DAVY HILL—Premier Donaldson Romeo, the head of government business, is hoping for spin-offs from local geothermal energy production, he announced during a telephone interview from Miami with ZJB Radio on Wednesday morning. Premier Donaldson said the geothermal product would create the environment necessary for investments on the island.
The Premier’s statements follow his attendance of an investment forum in the United States late last week. He gave his informed opinion that the extra electricity and bi-products of the geothermal production exercise, should attract industries and create much needed foreign exchange.

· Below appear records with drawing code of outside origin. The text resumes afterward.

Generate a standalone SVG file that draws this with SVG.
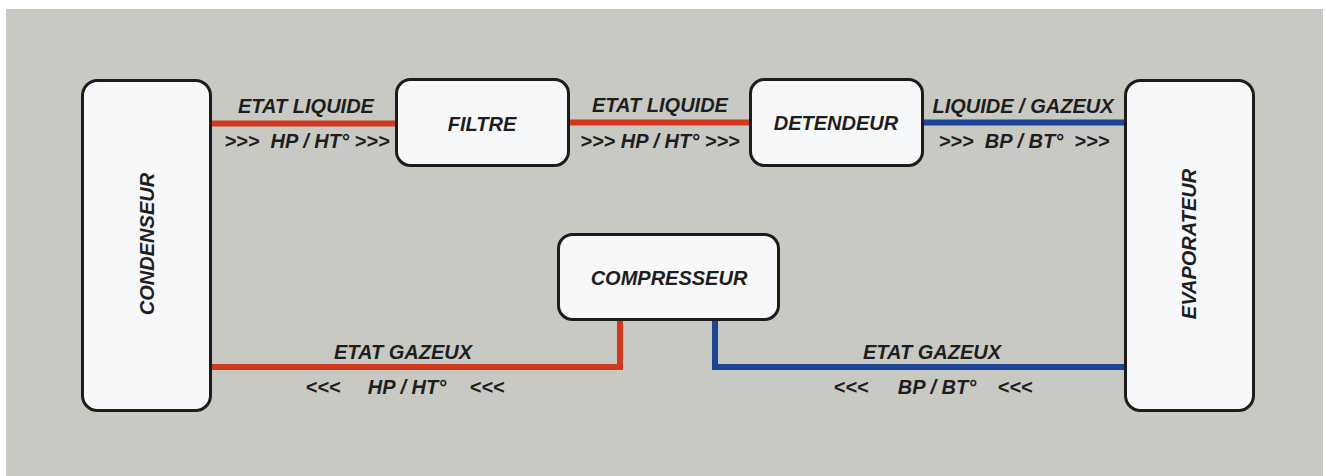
<svg xmlns="http://www.w3.org/2000/svg" width="1326" height="476" viewBox="0 0 1326 476">
  <style>
    .box { fill: #f7f8fa; stroke: #1c1c1c; stroke-width: 3; }
    .lbl { font-family: "Liberation Sans", Arial, sans-serif; font-size: 20px; font-weight: bold; font-style: italic; fill: #1e1e1e; text-anchor: middle; }
    .hot { fill: none; stroke: #cf3a1f; stroke-width: 6; }
    .cold { fill: none; stroke: #1d4596; stroke-width: 6; }
  </style>
  <!-- canvas -->
  <rect x="0" y="0" width="1326" height="476" fill="#ffffff"/>
  <rect x="6" y="9" width="1317" height="467" fill="#c9c9c4"/>

  <!-- refrigerant piping -->
  <g id="connectors">
    <line class="hot" x1="211" y1="123.5" x2="397" y2="123.5"/>
    <line class="hot" x1="568" y1="122.5" x2="751" y2="122.5"/>
    <line class="cold" x1="923" y1="122.5" x2="1125" y2="122.5"/>
    <polyline class="hot" points="211,367 620,367 620,319"/>
    <polyline class="cold" points="715,319 715,367 1125,367"/>

    <text class="lbl" x="306" y="113">ETAT LIQUIDE</text>
    <text class="lbl" x="307" y="148" xml:space="preserve">&gt;&gt;&gt;  HP / HT° &gt;&gt;&gt;</text>
    <text class="lbl" x="660" y="112">ETAT LIQUIDE</text>
    <text class="lbl" x="660" y="148">&gt;&gt;&gt; HP / HT° &gt;&gt;&gt;</text>
    <text class="lbl" x="1023" y="113">LIQUIDE / GAZEUX</text>
    <text class="lbl" x="1024" y="148" xml:space="preserve">&gt;&gt;&gt;  BP / BT°  &gt;&gt;&gt;</text>

    <text class="lbl" x="403" y="359">ETAT GAZEUX</text>
    <text class="lbl" y="394"><tspan x="323">&lt;&lt;&lt;</tspan><tspan x="407">HP / HT°</tspan><tspan x="487">&lt;&lt;&lt;</tspan></text>
    <text class="lbl" x="932" y="359">ETAT GAZEUX</text>
    <text class="lbl" y="394"><tspan x="851">&lt;&lt;&lt;</tspan><tspan x="937">BP / BT°</tspan><tspan x="1015">&lt;&lt;&lt;</tspan></text>
  </g>

  <g id="condenseur">
    <rect class="box" x="82.5" y="80.5" width="128" height="330" rx="15"/>
    <text class="lbl" transform="translate(154,244) rotate(-90)">CONDENSEUR</text>
  </g>

  <g id="filtre">
    <rect class="box" x="396.5" y="79.5" width="172" height="86" rx="14"/>
    <text class="lbl" x="482" y="131">FILTRE</text>
  </g>

  <g id="detendeur">
    <rect class="box" x="750.5" y="79.5" width="172" height="86" rx="14"/>
    <text class="lbl" x="836" y="130">DETENDEUR</text>
  </g>

  <g id="evaporateur">
    <rect class="box" x="1125.5" y="80.5" width="128" height="330" rx="15"/>
    <text class="lbl" transform="translate(1196,244) rotate(-90)">EVAPORATEUR</text>
  </g>

  <g id="compresseur">
    <rect class="box" x="558.5" y="234.5" width="220" height="85" rx="14"/>
    <text class="lbl" x="669" y="285">COMPRESSEUR</text>
  </g>
</svg>
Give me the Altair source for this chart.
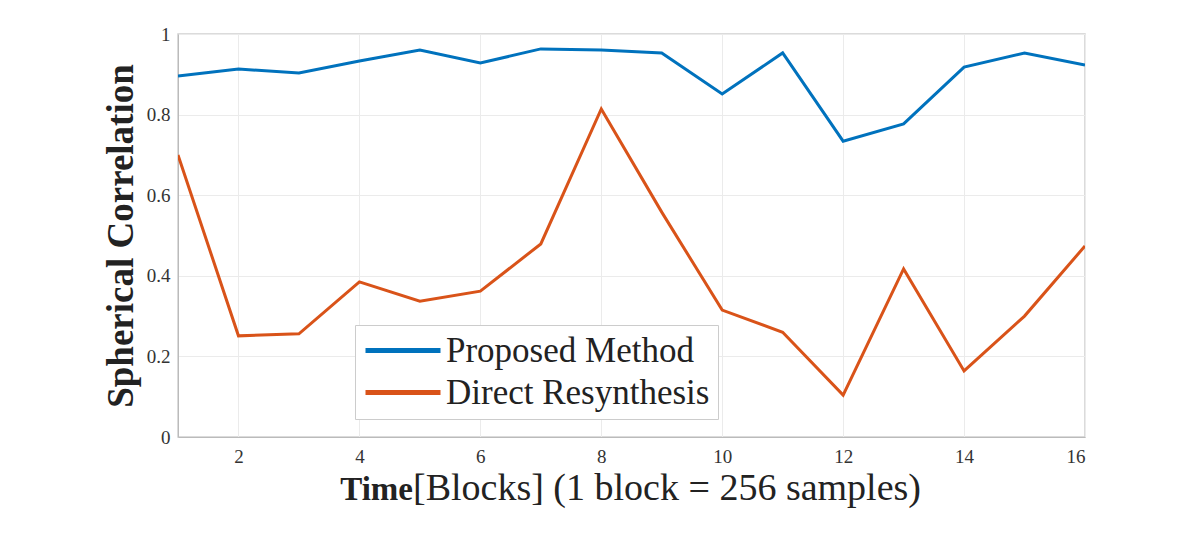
import pandas as pd
import altair as alt

# data
blocks = list(range(1, 17))
proposed = [0.896, 0.913, 0.903, 0.933, 0.960, 0.928, 0.963, 0.960,
            0.953, 0.851, 0.953, 0.734, 0.777, 0.918, 0.953, 0.923]
direct = [0.700, 0.251, 0.256, 0.385, 0.337, 0.362, 0.479, 0.814,
          0.558, 0.315, 0.260, 0.104, 0.417, 0.164, 0.300, 0.474]
series_names = ['Proposed Method', 'Direct Resynthesis']
series_colors = ['#0072BD', '#D95319']
x_ticks = [2, 4, 6, 8, 10, 12, 14, 16]
y_ticks = [0, 0.2, 0.4, 0.6, 0.8, 1]

df = pd.DataFrame({
    'block': blocks * 2,
    'value': proposed + direct,
    'series': [series_names[0]] * 16 + [series_names[1]] * 16,
})

FONT = 'Liberation Serif, Times New Roman, serif'
W, H = 907, 403

lines = alt.Chart(df).mark_line(strokeWidth=3, clip=True).encode(
    x=alt.X('block:Q', scale=alt.Scale(domain=[1, 16], nice=False),
            axis=alt.Axis(values=x_ticks, title=None, labelFontSize=19,
                          labelFont=FONT, labelPadding=10, grid=True)),
    y=alt.Y('value:Q', scale=alt.Scale(domain=[0, 1], nice=False),
            axis=alt.Axis(values=y_ticks, title='Spherical Correlation',
                          labelFontSize=19, labelFont=FONT, labelPadding=8,
                          labelExpr="datum.value == 0 ? '0' : datum.value == 1 ? '1' : format(datum.value, '.1f')",
                          titleFont=FONT, titleFontSize=37,
                          titleFontWeight='bold', titlePadding=6,
                          titleColor='#222')),
    color=alt.Color('series:N',
                    scale=alt.Scale(domain=series_names, range=series_colors),
                    legend=alt.Legend(title=None, orient='none',
                                      legendX=177, legendY=291,
                                      # long line swatch: path drawn from the left edge, 75px wide
                                      symbolType='M-1,0H4', symbolStrokeWidth=5,
                                      symbolSize=900, labelFontSize=35,
                                      labelFont=FONT, labelColor='#222',
                                      labelOffset=48, rowPadding=6,
                                      padding=8, strokeColor='#cccccc',
                                      fillColor='white', labelLimit=400)),
)

title_bold = alt.Chart().mark_text(
    text='Time', font=FONT, fontSize=33, fontWeight='bold',
    align='right', baseline='alphabetic', color='#222'
).encode(x=alt.value(235), y=alt.value(466))

title_rest = alt.Chart().mark_text(
    text='[Blocks] (1 block = 256 samples)', font=FONT, fontSize=38,
    align='left', baseline='alphabetic', color='#222'
).encode(x=alt.value(235), y=alt.value(466))

chart = alt.layer(lines, title_bold, title_rest).properties(
    width=W, height=H,
    autosize=alt.AutoSizeParams(type='none'),
    padding={'left': 170, 'top': 26, 'right': 100, 'bottom': 80},
).configure(
    font=FONT
).configure_axis(
    labelFont=FONT, titleFont=FONT, labelColor='#333',
    gridColor='#ebebeb', domainColor='#bbbbbb', tickColor='#bbbbbb',
    ticks=False,
).configure_legend(
    labelFont=FONT
).configure_view(
    stroke='#d0d0d0', strokeWidth=1.5
)

chart.save('out.html', embed_options={'renderer': 'svg', 'actions': False})
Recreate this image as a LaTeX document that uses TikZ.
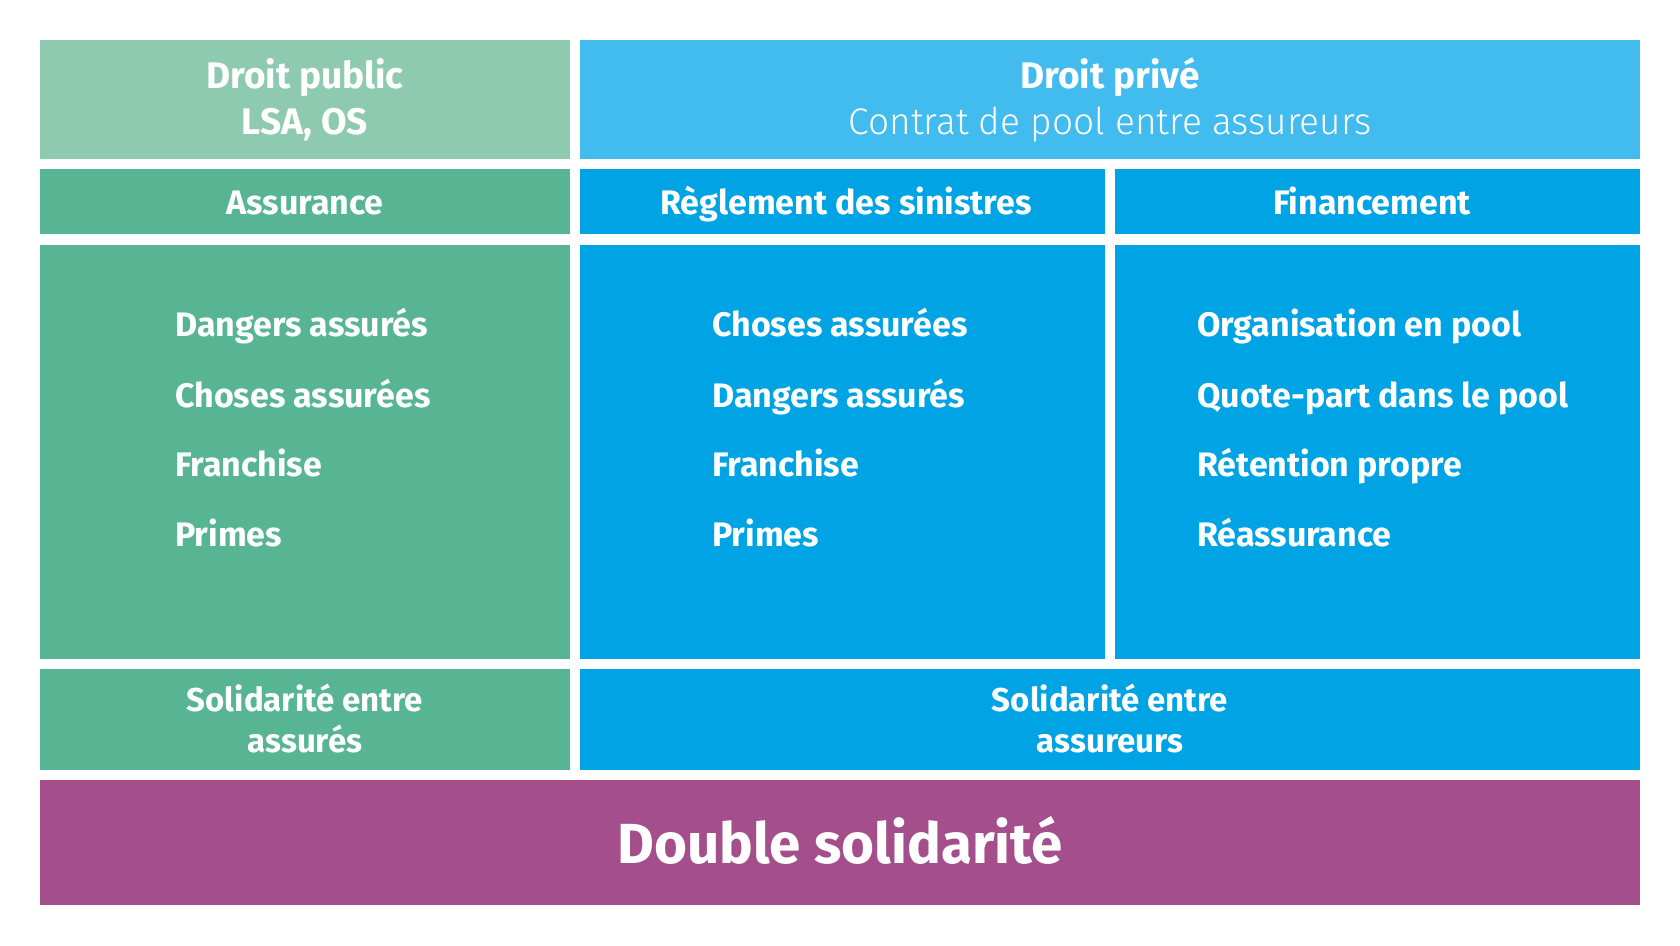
\documentclass[tikz,border=0pt]{standalone}
\usepackage{fontspec}
\setmainfont{Fira Sans}
\newfontfamily\lightfont{Fira Sans Light}
\definecolor{lgreen}{HTML}{8ECAB0}
\definecolor{dgreen}{HTML}{57B594}
\definecolor{lblue}{HTML}{42BCEE}
\definecolor{dblue}{HTML}{00A3E4}
\definecolor{purp}{HTML}{A54E8C}
\tikzset{
  txt/.style={text=white, inner sep=0pt, anchor=base, font=\bfseries\fontsize{34}{40}\selectfont},
  sol/.style={txt, font=\bfseries\fontsize{33}{40}\selectfont},
  ttl/.style={txt, font=\bfseries\fontsize{37}{44}\selectfont},
  lst/.style={text=white, inner sep=0pt, anchor=base west, font=\bfseries\fontsize{34}{40}\selectfont},
}
\begin{document}
\begin{tikzpicture}[x=1pt,y=-1pt]
\useasboundingbox (0,0) rectangle (1680,945);
% boxes
\fill[lgreen] (40,40) rectangle (570,159);
\fill[lblue] (580,40) rectangle (1640,159);
\fill[dgreen] (40,169) rectangle (570,234);
\fill[dblue] (580,169) rectangle (1105,234);
\fill[dblue] (1115,169) rectangle (1640,234);
\fill[dgreen] (40,245) rectangle (570,659);
\fill[dblue] (580,245) rectangle (1105,659);
\fill[dblue] (1115,245) rectangle (1640,659);
\fill[dgreen] (40,669) rectangle (570,770);
\fill[dblue] (580,669) rectangle (1640,770);
\fill[purp] (40,780) rectangle (1640,905);
% titles
\node[ttl] (dp1) at (305,88) {Droit public};
\node[ttl] (dp2) at (305,134) {LSA, OS};
\node[ttl] (dpr1) at (1110,88) {Droit privé};
\node[txt, font=\lightfont\fontsize{37}{44}\selectfont] (dpr2) at (1110,134) {Contrat de pool entre assureurs};
% headers
\node[txt] (h1) at (305,214) {Assurance};
\node[txt] (h2) at (846,214) {Règlement des sinistres};
\node[txt] (h3) at (1372,214) {Financement};
% lists
\node[lst] (a1) at (175,336) {Dangers assurés};
\node[lst] (a2) at (175,407) {Choses assurées};
\node[lst] (a3) at (175,476) {Franchise};
\node[lst] (a4) at (175,546) {Primes};
\node[lst] (b1) at (712,336) {Choses assurées};
\node[lst] (b2) at (712,407) {Dangers assurés};
\node[lst] (b3) at (712,476) {Franchise};
\node[lst] (b4) at (712,546) {Primes};
\node[lst] (c1) at (1197,336) {Organisation en pool};
\node[lst] (c2) at (1197,407) {Quote-part dans le pool};
\node[lst] (c3) at (1197,476) {Rétention propre};
\node[lst] (c4) at (1197,546) {Réassurance};
% solidarity
\node[sol] (s1) at (305,711) {Solidarité entre};
\node[sol] (s2) at (305,752) {assurés};
\node[sol] (s3) at (1110,711) {Solidarité entre};
\node[sol] (s4) at (1110,752) {assureurs};
\node[txt, font=\bfseries\fontsize{56.5}{66}\selectfont] (ds) at (840,863) {Double solidarité};
\end{tikzpicture}
\end{document}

“In the very area are where the production would be located, there is a possibility for companies who use the scheme to exist side by side, take advantage of that extra scheme that is going to be wasted. But in addition to that I think what excites me most is that at present we are shipping out tons and tons of aggregate, the base for cement based products and I look forward to the day when we will be shipping out products where we add value to this massive tonnage of materials that come out of the volcano. For instance if we were to do cement boards—the boards we use in the bathrooms and wooden structure and wherever, sheet rock type material—imagine sending a badge out loaded with that material how much more value would have been added and how much employment would be created,” the honourable Premier Donaldson Rome concluded.
Funded by the UK govt. the island is preparing for the drilling of a third well in its quest to develop geothermal energy. According to statements made to the media last year by Martin Dawson, local representative of the UK Department for International Development (DFID), EC$17.6 million (US$ 6.5 million) has been allocated for the project, which is intended to develop the potential yield of geothermal energy available on island.
The current project involves the ongoing exploration and it is still within the government’s purview to find potential investors to manage the generation and sale of the energy. In 2013, two other wells were drilled and evaluations concluded that the maximum yield would be about 1.5 MW per well.
The plan given the green light since last October was delayed as Government sought to acquire the lands. The new well is to drill to about 2,500 metres in depth with a final completion diameter of 8 ½ inches in the St Georges Hill area. It is hoped that along with the geothermal power plant, the three drilled wells will provide between 2-5 MW of electricity to Montserrat.
In early 2014 DFID hosted a geothermal workshop which brought together stakeholders from a wide cross-section of the public to include students to raise the awareness of the processes involved in geothermal exploration, as well as the spinoffs that can derive from the geothermal production. Montserratian Dr. Ryan and Dr Bridget Lyn facilitated the workshop.